┌─ RECORDS FOR THIS EXERCISE

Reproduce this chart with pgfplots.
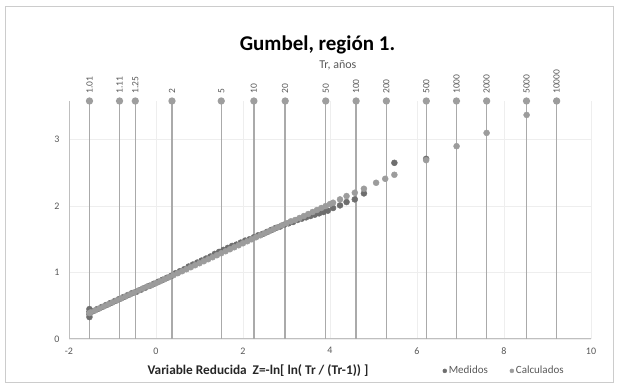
\documentclass[border=0pt]{standalone}
\usepackage{fontspec}
\setmainfont{Carlito}
\usepackage{pgfplots}
\pgfplotsset{compat=1.18}
\definecolor{med}{RGB}{110,110,110}
\definecolor{cal}{RGB}{156,156,156}
\definecolor{trm}{RGB}{158,158,158}
\definecolor{trl}{RGB}{170,170,170}
\definecolor{txt}{RGB}{89,89,89}
\definecolor{grd}{RGB}{238,238,238}
\definecolor{axl}{RGB}{191,191,191}
\begin{document}
\begin{tikzpicture}
\useasboundingbox (0,0) rectangle (619pt,385pt);
\fill[white] (0,0) rectangle (619pt,385pt);
\draw[black!20, line width=0.8pt] (5.5pt,3pt) rectangle (613.5pt,379pt);
\begin{axis}[
  at={(69pt,46pt)}, anchor=south west,
  scale only axis, width=522pt, height=238pt,
  xmin=-2, xmax=10, ymin=0, ymax=3.58,
  xtick={-2,0,2,4,6,8,10}, ytick={0,1,2,3},
  axis x line*=bottom, axis y line*=left,
  axis line style={axl, line width=1pt, -},
  major tick length=0pt,
  grid=major, major grid style={grd, line width=0.7pt},
  tick label style={font=\fontsize{10}{12}\selectfont, color=txt},
  /pgf/number format/assume math mode=true,
  xticklabel style={yshift=-5pt},
  yticklabel style={xshift=-6pt},
  clip=false,
  title={\textbf{Gumbel, región 1.}},
  title style={at={(rel axis cs:0.476,1.21)}, anchor=center, font=\fontsize{21}{24}\selectfont, color=black},
  xlabel={\textbf{Variable Reducida\ \ Z=-ln[ ln( Tr / (Tr-1)) ]}},
  xlabel style={at={(rel axis cs:0.362,-0.134)}, anchor=center, font=\fontsize{13.3}{15}\selectfont, color=black!85},
  legend columns=2,
  legend style={at={(rel axis cs:0.71,-0.134)}, anchor=west, draw=none, fill=none,
    font=\fontsize{11}{13}\selectfont\color{txt},
    /tikz/every even column/.append style={column sep=20pt}},
  legend image code/.code={\draw[mark repeat=2,mark phase=2,#1,mark size=2pt] plot coordinates {(0cm,0cm) (0.1cm,0cm) (0.2cm,0cm)};},
]
% Tr reference lines
\addplot[ycomb, color=trl, line width=1.4pt, mark=*, mark options={draw=trm, fill=trm, mark size=2.9pt}, forget plot]
coordinates {(-1.529,3.58) (-0.838,3.58) (-0.476,3.58) (0.367,3.58) (1.500,3.58) (2.250,3.58) (2.970,3.58) (3.902,3.58) (4.600,3.58) (5.296,3.58) (6.214,3.58) (6.907,3.58) (7.601,3.58) (8.517,3.58) (9.210,3.58)};
% Medidos
\addplot[only marks, mark=*, mark size=3pt, draw=med, fill=med]
coordinates {
(-1.53,0.33) (-1.53,0.37) (-1.53,0.41) (-1.53,0.45)
(-1.45,0.42) (-1.35,0.45) (-1.25,0.48) (-1.15,0.51) (-1.05,0.54)
(-0.95,0.57) (-0.85,0.60) (-0.75,0.63) (-0.65,0.66) (-0.55,0.69)
(-0.45,0.71) (-0.35,0.74) (-0.25,0.77) (-0.15,0.80) (-0.05,0.83)
(0.05,0.86) (0.15,0.89) (0.25,0.92) (0.35,0.95) (0.45,0.99)
(0.55,1.02) (0.65,1.05) (0.75,1.09) (0.85,1.12) (0.95,1.15)
(1.05,1.18) (1.15,1.21) (1.25,1.24) (1.35,1.28) (1.45,1.31)
(1.55,1.34) (1.65,1.37) (1.75,1.40) (1.85,1.42) (1.95,1.45)
(2.05,1.48) (2.15,1.50) (2.25,1.53) (2.35,1.56) (2.45,1.58)
(2.55,1.61) (2.65,1.64) (2.75,1.67) (2.85,1.69) (2.95,1.72)
(3.05,1.74) (3.15,1.76) (3.25,1.79) (3.35,1.81) (3.45,1.83)
(3.55,1.85) (3.65,1.87) (3.75,1.89) (3.85,1.91) (3.95,1.93)
(4.07,1.97) (4.23,2.01) (4.38,2.06) (4.57,2.10) (4.78,2.19)
(5.48,2.65) (6.21,2.71)
};
% Calculados
\addplot[only marks, mark=*, mark size=3pt, draw=cal, fill=cal]
coordinates {
(-1.53,0.39) (-1.5,0.40) (-1.4,0.43) (-1.3,0.46) (-1.2,0.49) (-1.1,0.52)
(-1.0,0.55) (-0.9,0.58) (-0.8,0.61) (-0.7,0.64) (-0.6,0.67)
(-0.5,0.70) (-0.4,0.73) (-0.3,0.76) (-0.2,0.79) (-0.1,0.81)
(0.0,0.84) (0.1,0.87) (0.2,0.90) (0.3,0.93) (0.4,0.96)
(0.5,0.99) (0.6,1.02) (0.7,1.05) (0.8,1.08) (0.9,1.11)
(1.0,1.14) (1.1,1.17) (1.2,1.20) (1.3,1.23) (1.4,1.26)
(1.5,1.29) (1.6,1.32) (1.7,1.35) (1.8,1.38) (1.9,1.41)
(2.0,1.44) (2.1,1.47) (2.2,1.50) (2.3,1.53) (2.4,1.56)
(2.5,1.59) (2.6,1.62) (2.7,1.65) (2.8,1.68) (2.9,1.71)
(3.0,1.74) (3.1,1.77) (3.2,1.79) (3.3,1.82) (3.4,1.85)
(3.5,1.88) (3.6,1.91) (3.7,1.94) (3.8,1.97) (3.9,2.00)
(4.0,2.03) (4.07,2.05) (4.23,2.10) (4.38,2.15) (4.57,2.20)
(4.78,2.26) (5.06,2.35) (5.27,2.41) (5.48,2.47) (6.21,2.69)
(6.91,2.90) (7.60,3.10) (8.52,3.37) (9.21,3.58)
};
\legend{Medidos, Calculados}
% Tr labels
\node[rotate=90, anchor=west, inner sep=0pt, font=\fontsize{9.5}{10}\selectfont, text=txt] at ([yshift=7pt]axis cs:-1.529,3.58) {1.01};
\node[rotate=90, anchor=west, inner sep=0pt, font=\fontsize{9.5}{10}\selectfont, text=txt] at ([yshift=7pt]axis cs:-0.838,3.58) {1.11};
\node[rotate=90, anchor=west, inner sep=0pt, font=\fontsize{9.5}{10}\selectfont, text=txt] at ([yshift=7pt]axis cs:-0.476,3.58) {1.25};
\node[rotate=90, anchor=west, inner sep=0pt, font=\fontsize{9.5}{10}\selectfont, text=txt] at ([yshift=7pt]axis cs:0.367,3.58) {2};
\node[rotate=90, anchor=west, inner sep=0pt, font=\fontsize{9.5}{10}\selectfont, text=txt] at ([yshift=7pt]axis cs:1.500,3.58) {5};
\node[rotate=90, anchor=west, inner sep=0pt, font=\fontsize{9.5}{10}\selectfont, text=txt] at ([yshift=7pt]axis cs:2.250,3.58) {10};
\node[rotate=90, anchor=west, inner sep=0pt, font=\fontsize{9.5}{10}\selectfont, text=txt] at ([yshift=7pt]axis cs:2.970,3.58) {20};
\node[rotate=90, anchor=west, inner sep=0pt, font=\fontsize{9.5}{10}\selectfont, text=txt] at ([yshift=7pt]axis cs:3.902,3.58) {50};
\node[rotate=90, anchor=west, inner sep=0pt, font=\fontsize{9.5}{10}\selectfont, text=txt] at ([yshift=7pt]axis cs:4.600,3.58) {100};
\node[rotate=90, anchor=west, inner sep=0pt, font=\fontsize{9.5}{10}\selectfont, text=txt] at ([yshift=7pt]axis cs:5.296,3.58) {200};
\node[rotate=90, anchor=west, inner sep=0pt, font=\fontsize{9.5}{10}\selectfont, text=txt] at ([yshift=7pt]axis cs:6.214,3.58) {500};
\node[rotate=90, anchor=west, inner sep=0pt, font=\fontsize{9.5}{10}\selectfont, text=txt] at ([yshift=7pt]axis cs:6.907,3.58) {1000};
\node[rotate=90, anchor=west, inner sep=0pt, font=\fontsize{9.5}{10}\selectfont, text=txt] at ([yshift=7pt]axis cs:7.601,3.58) {2000};
\node[rotate=90, anchor=west, inner sep=0pt, font=\fontsize{9.5}{10}\selectfont, text=txt] at ([yshift=7pt]axis cs:8.517,3.58) {5000};
\node[rotate=90, anchor=west, inner sep=0pt, font=\fontsize{9.5}{10}\selectfont, text=txt] at ([yshift=7pt]axis cs:9.210,3.58) {10000};
\node[font=\fontsize{12}{14}\selectfont, text=txt] at (rel axis cs:0.515,1.15) {Tr, años};
\end{axis}
\end{tikzpicture}
\end{document}
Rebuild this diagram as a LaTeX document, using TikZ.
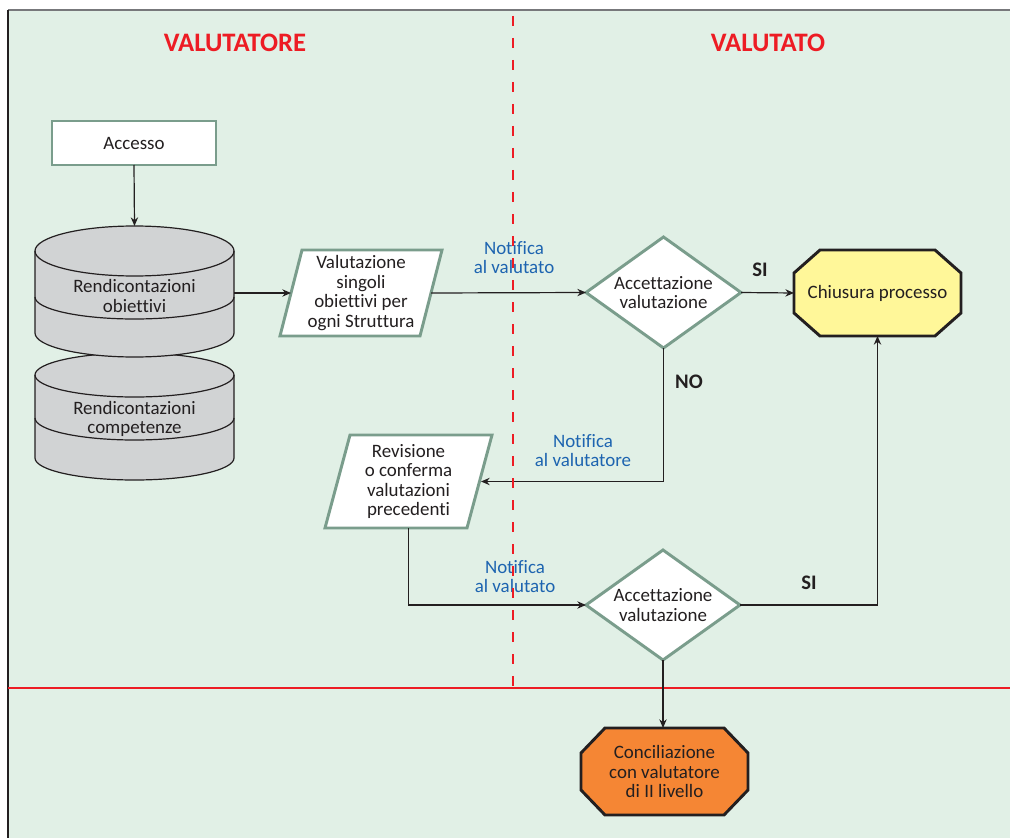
\documentclass[tikz,border=0pt]{standalone}
\usepackage{fontspec}
\setmainfont{Carlito}[Ligatures=NoCommon]
\usetikzlibrary{arrows.meta,calc}
\pgfdeclarelayer{back}
\pgfdeclarelayer{shp}
\pgfsetlayers{back,shp,main}
\definecolor{bgg}{HTML}{E1F0E6}
\definecolor{bord}{HTML}{7A9D8C}
\definecolor{ink}{HTML}{231F20}
\definecolor{cylfill}{HTML}{D1D3D4}
\definecolor{yell}{HTML}{FFF799}
\definecolor{oran}{HTML}{F58634}
\definecolor{redl}{HTML}{ED1C24}
\definecolor{bluel}{HTML}{1D64B0}
\definecolor{framegray}{HTML}{77787B}
\tikzset{
  txt/.style={font=\fontsize{14.2}{14.7}\selectfont, text=ink, align=center},
  hit/.style={inner sep=0pt, outer sep=0pt},
  title/.style={font=\fontsize{20}{24}\selectfont\bfseries, text=redl},
  note/.style={font=\fontsize{14.2}{14.3}\selectfont, text=bluel, align=center},
  yn/.style={font=\fontsize{15.5}{18}\selectfont\bfseries, text=ink},
  outl/.style={draw=bord, fill=white, line width=2.2pt, line join=miter},
  octo/.style={draw=ink, line width=2.2pt, line join=miter},
  cyl/.style={draw=ink, line width=0.9pt},
  arr/.style={draw=ink, line width=0.9pt, -{Stealth[length=6.5pt,width=5.5pt]}},
  lin/.style={draw=ink, line width=0.9pt},
}
\newcommand\octpath[4]{% node, cut x, cut y, style
  \begin{pgfonlayer}{shp}
  \path[#4] ($(#1.north west)+(#2,0)$) -- ($(#1.north east)+(-#2,0)$)
    -- ($(#1.north east)+(0,#3)$) -- ($(#1.south east)+(0,-#3)$)
    -- ($(#1.south east)+(-#2,0)$) -- ($(#1.south west)+(#2,0)$)
    -- ($(#1.south west)+(0,-#3)$) -- ($(#1.north west)+(0,#3)$) -- cycle;
  \end{pgfonlayer}}
\newcommand\diapath[1]{%
  \begin{pgfonlayer}{shp}
  \path[outl] (#1.west) -- (#1.north) -- (#1.east) -- (#1.south) -- cycle;
  \end{pgfonlayer}}
\newcommand\parpath[2]{%
  \begin{pgfonlayer}{shp}
  \path[outl] ($(#1.north west)+(#2,0)$) -- (#1.north east)
    -- ($(#1.south east)+(-#2,0)$) -- (#1.south west) -- cycle;
  \end{pgfonlayer}}
\begin{document}
\begin{tikzpicture}[x=0.75pt,y=-0.75pt]
\useasboundingbox (0,0) rectangle (1010,838);
\begin{pgfonlayer}{back}
  \fill[white] (0,0) rectangle (1010,838);
  \fill[bgg] (8,10) rectangle (1010,838);
  \draw[framegray, line width=1.5pt] (8,10) -- (1010,10);
  \draw[ink, line width=1.1pt] (8,10) -- (8,838);
  \draw[redl, line width=1.9pt] (8,688) -- (1010,688);
\end{pgfonlayer}

% titles
\node[title] (t1) at (235,43) {VALUTATORE};
\node[title] (t2) at (768,43) {VALUTATO};

% Accesso
\node[txt, hit, outl, minimum width=123pt, minimum height=33pt] (acc) at (134,143) {Accesso};

% cylinders
\begin{pgfonlayer}{shp}
  \path[cyl, fill=cylfill] (35,375) -- (35,458)
     arc[start angle=180, end angle=360, x radius=74.625pt, y radius=16.5pt]
     -- (234,375)
     arc[start angle=0, end angle=180, x radius=74.625pt, y radius=16.5pt] -- cycle;
  \path[cyl] (35,375) arc[start angle=180, end angle=360, x radius=74.625pt, y radius=16.5pt];
  \path[cyl] (35,418) arc[start angle=180, end angle=360, x radius=74.625pt, y radius=16.5pt];
  \path[cyl, fill=cylfill] (35,251) -- (35,333)
     arc[start angle=180, end angle=360, x radius=74.625pt, y radius=18pt]
     -- (234,251)
     arc[start angle=0, end angle=180, x radius=74.625pt, y radius=18.75pt] -- cycle;
  \path[cyl] (35,251) arc[start angle=180, end angle=360, x radius=74.625pt, y radius=18.75pt];
  \path[cyl] (35,297) arc[start angle=180, end angle=360, x radius=74.625pt, y radius=16.5pt];
\end{pgfonlayer}
\node[hit, minimum width=149.25pt, minimum height=98.25pt] (cyl1) at (134.5,291.5) {};
\node[txt] (cyl1t) at (134.5,296) {Rendicontazioni\\obiettivi};
\node[txt] (cyl2t) at (134.5,419) {Rendicontazioni\\competenze};

% parallelograms
\node[txt, hit, minimum width=121.5pt, minimum height=64.5pt] (p1) at (361,293)
  {Valutazione\\singoli\\obiettivi per\\ogni Struttura};
\parpath{p1}{22}
\node[txt, hit, minimum width=125.25pt, minimum height=69.75pt] (p2) at (408.5,481.5)
  {Revisione\\o conferma\\valutazioni\\precedenti};
\parpath{p2}{25}

% diamonds
\node[txt, hit, minimum width=116.25pt, minimum height=83.25pt] (d1) at (663.5,292.5)
  {Accettazione\\valutazione};
\diapath{d1}
\node[txt, hit, minimum width=115.5pt, minimum height=82.5pt] (d2) at (663,605)
  {Accettazione\\valutazione};
\diapath{d2}

% octagons
\node[txt, hit, minimum width=125.25pt, minimum height=64.5pt] (oct1) at (877.5,293)
  {Chiusura processo};
\octpath{oct1}{26}{23}{octo, fill=yell}
\node[txt, hit, minimum width=125.25pt, minimum height=65.25pt] (oct2) at (664.5,771.5)
  {Conciliazione\\con valutatore\\di II livello};
\octpath{oct2}{24}{25}{octo, fill=oran}

% labels
\node[note] (n1) at (514,258) {Notifica\\al valutato};
\node[note] (n2) at (583,451) {Notifica\\al valutatore};
\node[note] (n3) at (515,577) {Notifica\\al valutato};
\node[yn] (si1) at (760,270) {SI};
\node[yn] (no1) at (689,382) {NO};
\node[yn] (si2) at (809,583) {SI};

% connectors
\draw[arr] (acc.south) -- (cyl1.north);
\draw[arr] (cyl1.east |- p1.west) -- ($(p1.west)+(11,0)$);
\draw[arr] ($(p1.east)+(-11,0)$) -- (d1.west);
\draw[arr] (d1.east) -- (oct1.west);
\draw[arr] (d1.south) |- ($(p2.east)+(-11,0)$);
\draw[arr] (p2.south) |- (d2.west);
\draw[arr] (d2.east) -| (oct1.south);
\draw[arr] (d2.south) -- (d2.south |- oct2.north);

% dashed separator
\draw[redl, line width=1.6pt, dash pattern=on 7.5pt off 9pt] (513,16) -- (513,688);
\end{tikzpicture}
\end{document}
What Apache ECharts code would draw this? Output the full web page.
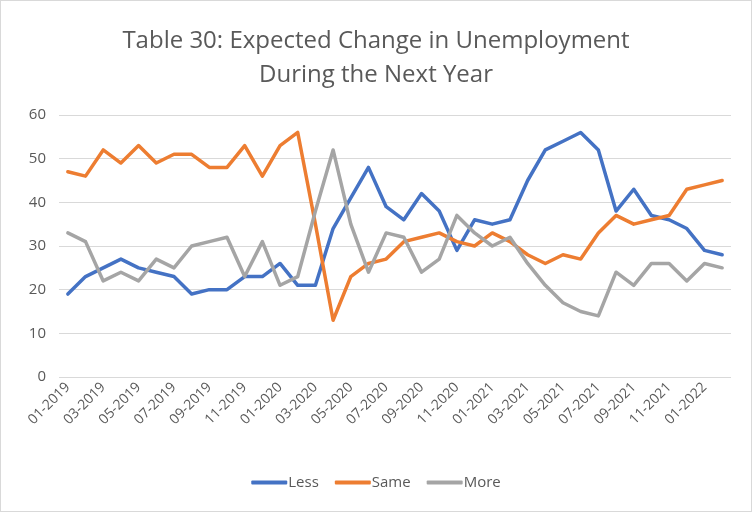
<!DOCTYPE html>
<html>
<head>
<meta charset="utf-8">
<script src="https://cdn.jsdelivr.net/npm/echarts@6/dist/echarts.min.js"></script>
<style>
  html, body { margin: 0; padding: 0; background: #fff; }
  #chart { width: 752px; height: 512px; box-sizing: border-box; border: 1px solid #d9d9d9; }
</style>
</head>
<body>
<div id="chart"></div>
<script>
// months 01-2019 .. 02-2022
const months = [];
for (let y = 2019; y <= 2022; y++) {
  for (let m = 1; m <= 12; m++) {
    if (y === 2022 && m > 2) break;
    months.push((m < 10 ? '0' + m : '' + m) + '-' + y);
  }
}

const less = [19, 23, 25, 27, 25, 24, 23, 19, 20, 20, 23, 23, 26, 21, 21, 34, 41, 48, 39, 36,
  42, 38, 29, 36, 35, 36, 45, 52, 54, 56, 52, 38, 43, 37, 36, 34, 29, 28];
const same = [47, 46, 52, 49, 53, 49, 51, 51, 48, 48, 53, 46, 53, 56, 35, 13, 23, 26, 27, 31,
  32, 33, 31, 30, 33, 31, 28, 26, 28, 27, 33, 37, 35, 36, 37, 43, 44, 45];
const more = [33, 31, 22, 24, 22, 27, 25, 30, 31, 32, 23, 31, 21, 23, 38, 52, 35, 24, 33, 32,
  24, 27, 37, 33, 30, 32, 26, 21, 17, 15, 14, 24, 21, 26, 26, 22, 26, 25];

const chart = echarts.init(document.getElementById('chart'));

const txt = '#595959';
const font = 'Open Sans';

const option = {
  animation: false,
  color: ['#4472C4', '#ED7D31', '#A5A5A5'],
  title: {
    text: 'Table 30: Expected Change in Unemployment\nDuring the Next Year',
    left: 'center',
    top: 18,
    textStyle: { color: txt, fontFamily: font, fontSize: 24, fontWeight: 'normal', lineHeight: 34 }
  },
  legend: {
    bottom: 16,
    left: 'center',
    itemWidth: 36,
    itemHeight: 4,
    itemGap: 16,
    icon: 'roundRect',
    textStyle: { color: txt, fontFamily: font, fontSize: 15, padding: [0, 0, 0, -4] },
    data: ['Less', 'Same', 'More']
  },
  grid: { left: 58, right: 20, top: 114, bottom: 134, containLabel: false },
  xAxis: {
    type: 'category',
    data: months,
    boundaryGap: true,
    axisLine: { show: false },
    axisTick: { show: false },
    axisLabel: { interval: 1, rotate: 45, color: txt, fontFamily: font, fontSize: 14, margin: 8 }
  },
  yAxis: {
    type: 'value',
    min: 0,
    max: 60,
    interval: 10,
    axisLine: { show: false },
    axisTick: { show: false },
    axisLabel: { color: txt, fontFamily: font, fontSize: 15, margin: 13 },
    splitLine: { lineStyle: { color: '#d9d9d9', width: 1 } }
  },
  series: [
    { name: 'Less', type: 'line', data: less, symbol: 'none', lineStyle: { width: 3.5, cap: 'round', join: 'round' } },
    { name: 'Same', type: 'line', data: same, symbol: 'none', lineStyle: { width: 3.5, cap: 'round', join: 'round' } },
    { name: 'More', type: 'line', data: more, symbol: 'none', lineStyle: { width: 3.5, cap: 'round', join: 'round' } }
  ]
};

chart.setOption(option);
</script>
</body>
</html>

└─

TASK GOAL → Go through the material and copy out every line with "code" in it.

EXPECTED OUTPUT →
  legend image code/.code={\draw[mark repeat=2,mark phase=2,#1,mark size=2pt] plot coordinates {(0cm,0cm) (0.1cm,0cm) (0.2cm,0cm)};},
What Apache ECharts code would draw this? Output the full web page.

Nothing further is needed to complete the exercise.